■ Source excerpt
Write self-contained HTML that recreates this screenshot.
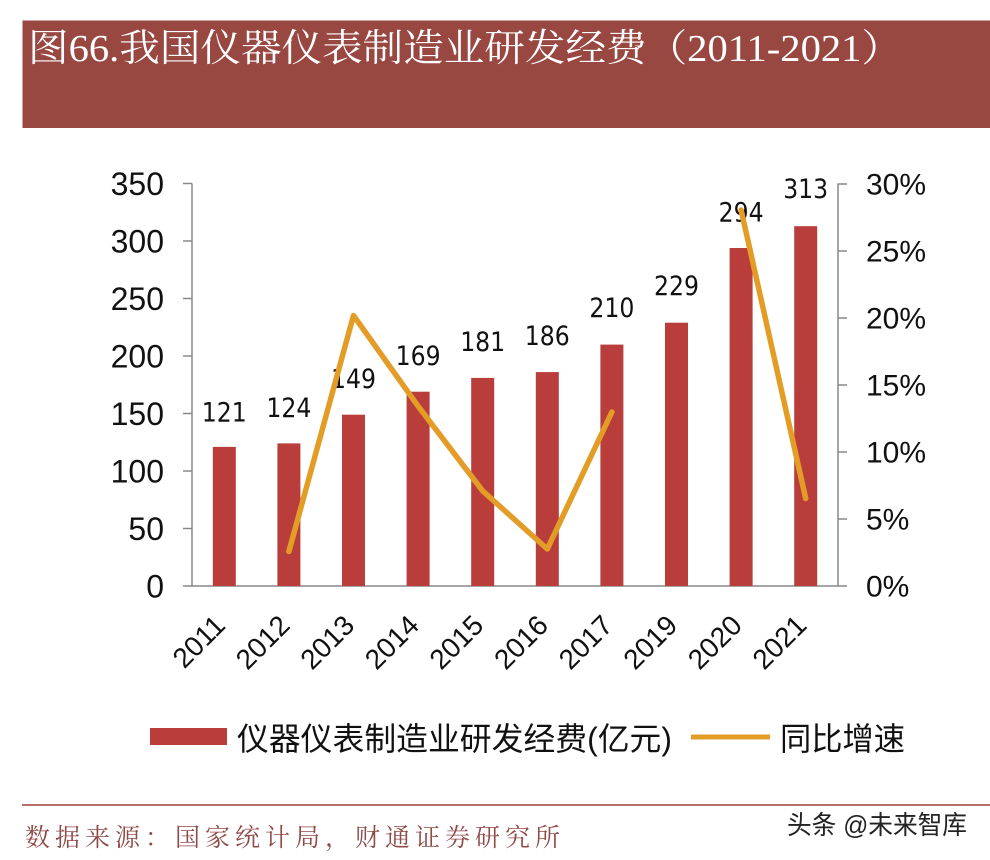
<!DOCTYPE html>
<html>
<head>
<meta charset="utf-8">
<style>
  html, body { margin:0; padding:0; background:#ffffff; }
  body { width:990px; height:860px; overflow:hidden; }
  svg { display:block; }
</style>
</head>
<body>
<svg width="990" height="860" viewBox="0 0 990 860" xmlns="http://www.w3.org/2000/svg">
  <rect x="0" y="0" width="990" height="860" fill="#ffffff"/>

  <!-- Title banner -->
  <rect x="22.5" y="20.5" width="968" height="107.5" fill="#984741"/>
  <text x="28" y="61" font-family="'Liberation Serif','Noto Serif CJK SC',serif" font-size="38" fill="#ffffff" textLength="874" lengthAdjust="spacingAndGlyphs">图66.我国仪器仪表制造业研发经费（2011-2021）</text>

  <!-- Axes -->
  <g stroke="#888888" stroke-width="1.5" fill="none">
    <line x1="192" y1="183.5" x2="192" y2="586"/>
    <line x1="838" y1="183.5" x2="838" y2="586"/>
    <line x1="183" y1="586" x2="847" y2="586"/>
    <line x1="183" y1="183.5" x2="192" y2="183.5"/>
    <line x1="183" y1="241" x2="192" y2="241"/>
    <line x1="183" y1="298.5" x2="192" y2="298.5"/>
    <line x1="183" y1="356" x2="192" y2="356"/>
    <line x1="183" y1="413.5" x2="192" y2="413.5"/>
    <line x1="183" y1="471" x2="192" y2="471"/>
    <line x1="183" y1="528.5" x2="192" y2="528.5"/>
    <line x1="838" y1="184" x2="847" y2="184"/>
    <line x1="838" y1="251" x2="847" y2="251"/>
    <line x1="838" y1="318" x2="847" y2="318"/>
    <line x1="838" y1="385" x2="847" y2="385"/>
    <line x1="838" y1="452" x2="847" y2="452"/>
    <line x1="838" y1="519" x2="847" y2="519"/>
  </g>

  <!-- Left axis labels -->
  <g font-family="'Liberation Sans',sans-serif" font-size="32" fill="#111111" text-anchor="end">
    <text x="164" y="195">350</text>
    <text x="164" y="252.5">300</text>
    <text x="164" y="310">250</text>
    <text x="164" y="367.5">200</text>
    <text x="164" y="425">150</text>
    <text x="164" y="482.5">100</text>
    <text x="164" y="540">50</text>
    <text x="164" y="597.5">0</text>
  </g>

  <!-- Right axis labels -->
  <g font-family="'Liberation Sans',sans-serif" font-size="30" fill="#111111" text-anchor="start">
    <text x="866" y="194.7">30%</text>
    <text x="866" y="261.7">25%</text>
    <text x="866" y="328.7">20%</text>
    <text x="866" y="395.7">15%</text>
    <text x="866" y="462.7">10%</text>
    <text x="866" y="529.7">5%</text>
    <text x="866" y="596.7">0%</text>
  </g>

  <!-- Bars -->
  <g fill="#B83D3B">
    <rect x="212.8" y="446.9" width="23" height="139.1"/>
    <rect x="277.4" y="443.4" width="23" height="142.6"/>
    <rect x="342" y="414.7" width="23" height="171.3"/>
    <rect x="406.6" y="391.7" width="23" height="194.3"/>
    <rect x="471.2" y="377.9" width="23" height="208.1"/>
    <rect x="535.8" y="372.1" width="23" height="213.9"/>
    <rect x="600.4" y="344.6" width="23" height="241.4"/>
    <rect x="665" y="322.7" width="23" height="263.3"/>
    <rect x="729.6" y="248" width="23" height="338"/>
    <rect x="794.2" y="226.2" width="23" height="359.8"/>
  </g>

  <!-- Data labels -->
  <g font-family="'DejaVu Sans',sans-serif" font-size="27" fill="#111111">
    <text x="201.8" y="421.5" textLength="45" lengthAdjust="spacingAndGlyphs">121</text>
    <text x="266.4" y="417" textLength="45" lengthAdjust="spacingAndGlyphs">124</text>
    <text x="331" y="388" textLength="45" lengthAdjust="spacingAndGlyphs">149</text>
    <text x="395.6" y="365" textLength="45" lengthAdjust="spacingAndGlyphs">169</text>
    <text x="460.2" y="351" textLength="45" lengthAdjust="spacingAndGlyphs">181</text>
    <text x="524.8" y="345" textLength="45" lengthAdjust="spacingAndGlyphs">186</text>
    <text x="589.4" y="317" textLength="45" lengthAdjust="spacingAndGlyphs">210</text>
    <text x="654" y="295" textLength="45" lengthAdjust="spacingAndGlyphs">229</text>
    <text x="718.6" y="221.5" textLength="45" lengthAdjust="spacingAndGlyphs">294</text>
    <text x="783.2" y="198" textLength="45" lengthAdjust="spacingAndGlyphs">313</text>
  </g>

  <!-- Growth line -->
  <g stroke="#E39D26" stroke-width="5.5" fill="none" stroke-linejoin="round" stroke-linecap="round">
    <polyline points="288.9,551.5 353.5,315.5 418.1,406.2 482.7,490.9 547.3,549 611.9,412"/>
    <polyline points="741.1,210 805.7,498.5"/>
  </g>

  <!-- X labels rotated -->
  <g font-family="'Liberation Sans',sans-serif" font-size="28" fill="#111111" text-anchor="end">
    <text transform="translate(226.8,627) rotate(-45)">2011</text>
    <text transform="translate(291.4,627) rotate(-45)">2012</text>
    <text transform="translate(356,627) rotate(-45)">2013</text>
    <text transform="translate(420.6,627) rotate(-45)">2014</text>
    <text transform="translate(485.2,627) rotate(-45)">2015</text>
    <text transform="translate(549.8,627) rotate(-45)">2016</text>
    <text transform="translate(614.4,627) rotate(-45)">2017</text>
    <text transform="translate(679,627) rotate(-45)">2019</text>
    <text transform="translate(743.6,627) rotate(-45)">2020</text>
    <text transform="translate(808.2,627) rotate(-45)">2021</text>
  </g>

  <!-- Legend -->
  <rect x="150" y="728" width="77" height="17" fill="#B83D3B"/>
  <text x="237" y="750" font-family="'Liberation Sans','Noto Sans CJK SC',sans-serif" font-size="32" fill="#111111" textLength="435" lengthAdjust="spacingAndGlyphs">仪器仪表制造业研发经费(亿元)</text>
  <line x1="691" y1="737" x2="770" y2="737" stroke="#E39D26" stroke-width="5"/>
  <text x="780" y="750" font-family="'Liberation Sans','Noto Sans CJK SC',sans-serif" font-size="32" fill="#111111" textLength="125" lengthAdjust="spacingAndGlyphs">同比增速</text>

  <!-- Footer -->
  <line x1="22" y1="805" x2="990" y2="805" stroke="#A0403C" stroke-width="1.5"/>
  <text x="25" y="846" font-family="'Liberation Serif','Noto Serif CJK SC',serif" font-size="25" fill="#8E4B48" textLength="535" lengthAdjust="spacing">数据来源：国家统计局，财通证券研究所</text>
  <text x="787" y="834" font-family="'Liberation Sans','Noto Sans CJK SC',sans-serif" font-size="26" fill="#222222" textLength="180" lengthAdjust="spacingAndGlyphs">头条 @未来智库</text>
</svg>
</body>
</html>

■ Task details
Transcribe the material exactly, keeping every word and none of the pictures.

■ Response below
Write self-contained HTML that recreates this screenshot.
<!DOCTYPE html>
<html>
<head>
<meta charset="utf-8">
<style>
  html, body { margin:0; padding:0; background:#ffffff; }
  body { width:990px; height:860px; overflow:hidden; }
  svg { display:block; }
</style>
</head>
<body>
<svg width="990" height="860" viewBox="0 0 990 860" xmlns="http://www.w3.org/2000/svg">
  <rect x="0" y="0" width="990" height="860" fill="#ffffff"/>

  <!-- Title banner -->
  <rect x="22.5" y="20.5" width="968" height="107.5" fill="#984741"/>
  <text x="28" y="61" font-family="'Liberation Serif','Noto Serif CJK SC',serif" font-size="38" fill="#ffffff" textLength="874" lengthAdjust="spacingAndGlyphs">图66.我国仪器仪表制造业研发经费（2011-2021）</text>

  <!-- Axes -->
  <g stroke="#888888" stroke-width="1.5" fill="none">
    <line x1="192" y1="183.5" x2="192" y2="586"/>
    <line x1="838" y1="183.5" x2="838" y2="586"/>
    <line x1="183" y1="586" x2="847" y2="586"/>
    <line x1="183" y1="183.5" x2="192" y2="183.5"/>
    <line x1="183" y1="241" x2="192" y2="241"/>
    <line x1="183" y1="298.5" x2="192" y2="298.5"/>
    <line x1="183" y1="356" x2="192" y2="356"/>
    <line x1="183" y1="413.5" x2="192" y2="413.5"/>
    <line x1="183" y1="471" x2="192" y2="471"/>
    <line x1="183" y1="528.5" x2="192" y2="528.5"/>
    <line x1="838" y1="184" x2="847" y2="184"/>
    <line x1="838" y1="251" x2="847" y2="251"/>
    <line x1="838" y1="318" x2="847" y2="318"/>
    <line x1="838" y1="385" x2="847" y2="385"/>
    <line x1="838" y1="452" x2="847" y2="452"/>
    <line x1="838" y1="519" x2="847" y2="519"/>
  </g>

  <!-- Left axis labels -->
  <g font-family="'Liberation Sans',sans-serif" font-size="32" fill="#111111" text-anchor="end">
    <text x="164" y="195">350</text>
    <text x="164" y="252.5">300</text>
    <text x="164" y="310">250</text>
    <text x="164" y="367.5">200</text>
    <text x="164" y="425">150</text>
    <text x="164" y="482.5">100</text>
    <text x="164" y="540">50</text>
    <text x="164" y="597.5">0</text>
  </g>

  <!-- Right axis labels -->
  <g font-family="'Liberation Sans',sans-serif" font-size="30" fill="#111111" text-anchor="start">
    <text x="866" y="194.7">30%</text>
    <text x="866" y="261.7">25%</text>
    <text x="866" y="328.7">20%</text>
    <text x="866" y="395.7">15%</text>
    <text x="866" y="462.7">10%</text>
    <text x="866" y="529.7">5%</text>
    <text x="866" y="596.7">0%</text>
  </g>

  <!-- Bars -->
  <g fill="#B83D3B">
    <rect x="212.8" y="446.9" width="23" height="139.1"/>
    <rect x="277.4" y="443.4" width="23" height="142.6"/>
    <rect x="342" y="414.7" width="23" height="171.3"/>
    <rect x="406.6" y="391.7" width="23" height="194.3"/>
    <rect x="471.2" y="377.9" width="23" height="208.1"/>
    <rect x="535.8" y="372.1" width="23" height="213.9"/>
    <rect x="600.4" y="344.6" width="23" height="241.4"/>
    <rect x="665" y="322.7" width="23" height="263.3"/>
    <rect x="729.6" y="248" width="23" height="338"/>
    <rect x="794.2" y="226.2" width="23" height="359.8"/>
  </g>

  <!-- Data labels -->
  <g font-family="'DejaVu Sans',sans-serif" font-size="27" fill="#111111">
    <text x="201.8" y="421.5" textLength="45" lengthAdjust="spacingAndGlyphs">121</text>
    <text x="266.4" y="417" textLength="45" lengthAdjust="spacingAndGlyphs">124</text>
    <text x="331" y="388" textLength="45" lengthAdjust="spacingAndGlyphs">149</text>
    <text x="395.6" y="365" textLength="45" lengthAdjust="spacingAndGlyphs">169</text>
    <text x="460.2" y="351" textLength="45" lengthAdjust="spacingAndGlyphs">181</text>
    <text x="524.8" y="345" textLength="45" lengthAdjust="spacingAndGlyphs">186</text>
    <text x="589.4" y="317" textLength="45" lengthAdjust="spacingAndGlyphs">210</text>
    <text x="654" y="295" textLength="45" lengthAdjust="spacingAndGlyphs">229</text>
    <text x="718.6" y="221.5" textLength="45" lengthAdjust="spacingAndGlyphs">294</text>
    <text x="783.2" y="198" textLength="45" lengthAdjust="spacingAndGlyphs">313</text>
  </g>

  <!-- Growth line -->
  <g stroke="#E39D26" stroke-width="5.5" fill="none" stroke-linejoin="round" stroke-linecap="round">
    <polyline points="288.9,551.5 353.5,315.5 418.1,406.2 482.7,490.9 547.3,549 611.9,412"/>
    <polyline points="741.1,210 805.7,498.5"/>
  </g>

  <!-- X labels rotated -->
  <g font-family="'Liberation Sans',sans-serif" font-size="28" fill="#111111" text-anchor="end">
    <text transform="translate(226.8,627) rotate(-45)">2011</text>
    <text transform="translate(291.4,627) rotate(-45)">2012</text>
    <text transform="translate(356,627) rotate(-45)">2013</text>
    <text transform="translate(420.6,627) rotate(-45)">2014</text>
    <text transform="translate(485.2,627) rotate(-45)">2015</text>
    <text transform="translate(549.8,627) rotate(-45)">2016</text>
    <text transform="translate(614.4,627) rotate(-45)">2017</text>
    <text transform="translate(679,627) rotate(-45)">2019</text>
    <text transform="translate(743.6,627) rotate(-45)">2020</text>
    <text transform="translate(808.2,627) rotate(-45)">2021</text>
  </g>

  <!-- Legend -->
  <rect x="150" y="728" width="77" height="17" fill="#B83D3B"/>
  <text x="237" y="750" font-family="'Liberation Sans','Noto Sans CJK SC',sans-serif" font-size="32" fill="#111111" textLength="435" lengthAdjust="spacingAndGlyphs">仪器仪表制造业研发经费(亿元)</text>
  <line x1="691" y1="737" x2="770" y2="737" stroke="#E39D26" stroke-width="5"/>
  <text x="780" y="750" font-family="'Liberation Sans','Noto Sans CJK SC',sans-serif" font-size="32" fill="#111111" textLength="125" lengthAdjust="spacingAndGlyphs">同比增速</text>

  <!-- Footer -->
  <line x1="22" y1="805" x2="990" y2="805" stroke="#A0403C" stroke-width="1.5"/>
  <text x="25" y="846" font-family="'Liberation Serif','Noto Serif CJK SC',serif" font-size="25" fill="#8E4B48" textLength="535" lengthAdjust="spacing">数据来源：国家统计局，财通证券研究所</text>
  <text x="787" y="834" font-family="'Liberation Sans','Noto Sans CJK SC',sans-serif" font-size="26" fill="#222222" textLength="180" lengthAdjust="spacingAndGlyphs">头条 @未来智库</text>
</svg>
</body>
</html>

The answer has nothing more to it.